Entonces, están las canciones. Oasis, siempre se ha explicado en los manuales del alumno rockero, surgió en la Gran Bretaña que buscaba el orgullo perdido de la mano de un gobernante (Tony Blair) progre, ligeramente joven al menos para la edad de los políticos ingleses y con cierta onda sixtie simpática para quienes añoraban los años de los Beatles, la modelo Twigy, el swingin’ London, la copa del mundo levantada por Bobby Moore y Hyde Park como versión monárquica de la California hippie, del otro lado del océano. Unos rudos y limitados muchachos del interior profundo de la ciudad industrial del Reino (Manchester), con hambre de gloria y libras, llegaron para quedarse. En ese contexto, el ruido alrededor de Oasis se convirtió en bandera de orgullo nacional británico. Ellos hablaron de los Beatles como los Beatles se habían atrevido a hablar de Cristo y la bola de nieve echó a rodar. Si Noel Gallagher decía que alguna de las que había escrito eran mejores que la de Lennon, algo tendría para atreverse a semejante desafío.
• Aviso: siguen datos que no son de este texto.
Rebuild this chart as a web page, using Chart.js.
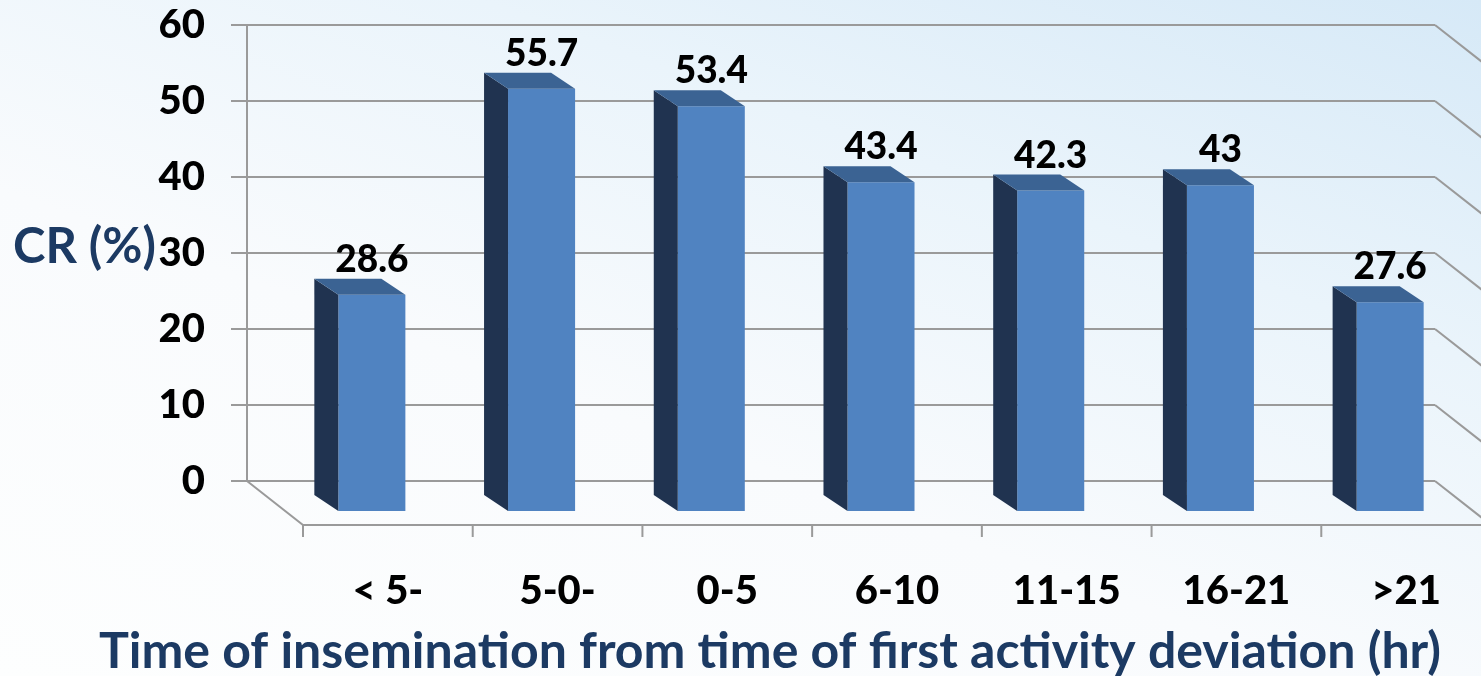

Tenían onda, actitud, y varias canciones de sus dos primeros discos (Definitely maybe y What’s the story (morning glory)), por lejos los más valiosos de una carrera irregular, desconcertante, a esta altura en un camino casi, casi sin retorno. Porque, a más de cinco años de aquellas grabaciones y habiendo registrado el disco en vivo que tenían que hacer, ¿qué viene? Por ahora, el poder de “Don’t look back in anger”, “Wonderwall” y “Live forever” siguen ejerciendo su hechizo melódico sobre las multitudes. Hoy, Oasis ya carga con una moderada pero respetable leyenda de excesos, disturbios, declaraciones fuertes y, lo más importante, canciones. Con eso, que no es poco, sobrevive como número fuerte en cuánto lugar del mundo occidental se presente. Como brutalmente (y honestamente), lo definió el propio Noel en su contacto con la prensa argentina. Ellos preguntan cuánto se les va a pagar, y si está bien, vienen y tocan las canciones que todos quieren escucharles tocar y cantar. Si son aquellas que ya entraron en la historia de la música pop, y que interpretan con la gracia de la no-gracia, está bien.